Under subsection 36.1(1) of the Act, I order the Minister of Fisheries and Oceans to disclose all of the information at issue previously withheld under paragraphs 20(1)(a), 20(1)(b) and 20(1)(c), as follows:
- page 2, except for information that has been withheld by DFO under the subsection 19(1) exemption;
- page 3;
- pages 8 to 14, except for information that has been withheld by DFO under the subsection 19(1) exemption;
- page 34.
On August 4, 2023, I issued my initial report to the Minister of Fisheries and Oceans setting out my order.
On August 11, 2023, DFO gave me notice that it would be implementing my order.
I have provided Deep Water Recovery with this report.

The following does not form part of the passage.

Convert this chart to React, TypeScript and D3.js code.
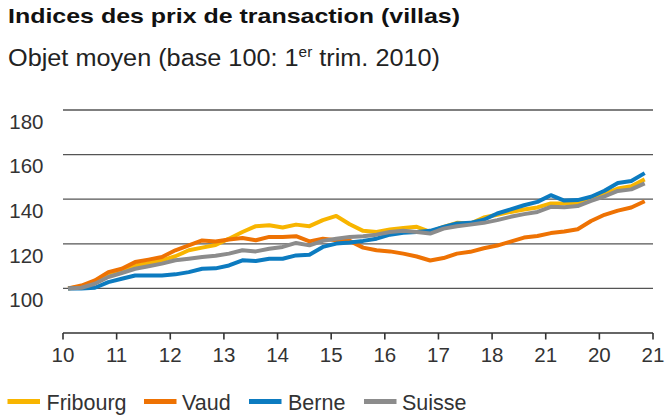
import React from "react";
import * as d3 from "d3";

const title = "Indices des prix de transaction (villas)";
const yearLabels = ["10", "11", "12", "13", "14", "15", "16", "17", "18", "21", "20", "21"];
const yTicks = [100, 120, 140, 160, 180];

const fribourg = [
  100, 100.9, 102.4, 105.8, 108.1, 110.3, 111.4, 112.6, 114.4, 117.1, 118.3, 119.5,
  122.3, 125.3, 127.9, 128.3, 127.3, 128.6, 127.9, 130.6, 132.5, 128.8, 125.8, 125.3,
  126.4, 127.1, 127.6, 125.3, 127.6, 129.4, 129.1, 131.8, 133.0, 134.3, 135.4, 136.3,
  138.1, 138.1, 138.3, 140.3, 142.5, 144.8, 145.8, 148.9,
];
const vaud = [
  100, 101.3, 103.6, 107.3, 108.8, 111.8, 112.9, 114.1, 117.1, 119.3, 121.5, 121.0,
  121.9, 122.6, 121.6, 123.1, 123.1, 123.4, 121.1, 122.3, 121.6, 121.3, 118.3, 117.1,
  116.6, 115.6, 114.3, 112.5, 113.6, 115.6, 116.4, 118.0, 119.2, 121.0, 122.8, 123.5,
  124.8, 125.5, 126.5, 130.2, 133.0, 134.9, 136.3, 139.1,
];
const berne = [
  100, 100, 100.3, 102.8, 104.3, 105.8, 105.8, 105.8, 106.3, 107.3, 108.8, 109.0,
  110.3, 112.6, 112.3, 113.3, 113.3, 114.8, 115.1, 118.6, 120.1, 120.6, 121.3, 122.3,
  124.1, 124.9, 125.3, 125.8, 127.6, 129.1, 129.4, 130.8, 133.6, 135.4, 137.3, 138.8,
  141.8, 139.4, 139.6, 141.1, 143.8, 147.3, 148.2, 151.7,
];
const suisse = [
  100, 100.3, 102.1, 105.1, 106.9, 108.8, 109.9, 111.1, 112.6, 113.3, 114.1, 114.6,
  115.6, 117.1, 116.6, 117.8, 118.6, 120.4, 119.3, 121.3, 122.3, 123.1, 123.4, 124.1,
  125.3, 125.8, 125.3, 124.6, 126.8, 127.9, 128.6, 129.4, 130.6, 132.1, 133.3, 134.3,
  136.6, 136.4, 136.9, 139.2, 141.3, 143.7, 144.4, 147.1,
];

const seriesNames = ["Fribourg", "Vaud", "Berne", "Suisse"];
const seriesValues = [fribourg, vaud, berne, suisse];
const seriesColors = ["#F8B500", "#EE7203", "#0C7BC0", "#8C8C8C"];

const W = 665;
const H = 418;
const FONT = "'Liberation Sans', Arial, Helvetica, sans-serif";

export default function App() {
  const x = d3.scaleLinear().domain([2010, 2021]).range([63, 653]);
  const y = d3.scaleLinear().domain([80, 180]).range([333, 110]);
  const t = (i: number) => 2010.095 + i * 0.25;
  const line = d3
    .line<number>()
    .x((_, i) => x(t(i)))
    .y((v) => y(v))
    .curve(d3.curveLinear);

  const xTicks = d3.range(2010, 2022);
  const legendX = [7.5, 144, 249, 364];
  const legendTextX = [46.5, 182, 288, 402];

  return (
    <svg
      width={W}
      height={H}
      style={{ position: "absolute", left: 0, top: 0, background: "#fff" }}
      fontFamily={FONT}
    >
      <text x={8} y={23.3} fontSize={21} fontWeight="bold" fill="#111" textLength={452} lengthAdjust="spacingAndGlyphs">
        {title}
      </text>
      <text x={8} y={66} fontSize={23} fill="#222" textLength={432} lengthAdjust="spacingAndGlyphs">
        Objet moyen (base 100: 1
        <tspan fontSize={14} dy={-9}>er</tspan>
        <tspan dy={9}> trim. 2010)</tspan>
      </text>

      {yTicks.map((v) => (
        <g key={v}>
          <line x1={63} x2={653} y1={y(v)} y2={y(v)} stroke="#555" strokeWidth={1.3} />
          <text x={43.5} y={y(v) + 18.7} fontSize={20.5} textAnchor="end" fill="#333">
            {v}
          </text>
        </g>
      ))}

      <line x1={63} x2={653} y1={y(80)} y2={y(80)} stroke="#333" strokeWidth={1.6} />
      {xTicks.map((v, i) => (
        <g key={v}>
          <line x1={x(v)} x2={x(v)} y1={y(80)} y2={y(80) + 6.5} stroke="#333" strokeWidth={1.6} />
          <text x={x(v)} y={362} fontSize={20.5} textAnchor="middle" fill="#333">
            {yearLabels[i]}
          </text>
        </g>
      ))}

      {seriesValues.map((vals, k) => (
        <path
          key={seriesNames[k]}
          d={line(vals) || ""}
          fill="none"
          stroke={seriesColors[k]}
          strokeWidth={4}
          strokeLinejoin="round"
        />
      ))}

      {seriesNames.map((name, k) => (
        <g key={name}>
          <line
            x1={legendX[k]}
            x2={legendX[k] + 32.5}
            y1={401.5}
            y2={401.5}
            stroke={seriesColors[k]}
            strokeWidth={5}
          />
          <text x={legendTextX[k]} y={410} fontSize={21.5} fill="#333">
            {name}
          </text>
        </g>
      ))}
    </svg>
  );
}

When a complaint falls within the scope of paragraph 30(1)(a), (b), (c), (d), (d.1) or (e) of the Act, the complainant and institution have the right to apply to the Federal Court for a review. They must apply for this review within 35 business days after the date of this report. When they do not, third parties may apply for a review within the next 10 business days. The person who applies for a review must serve a copy of the application for review to the relevant parties, as per section 43. If no one applies for a review by these deadlines, this order takes effect on the 46th business day after the date of this report.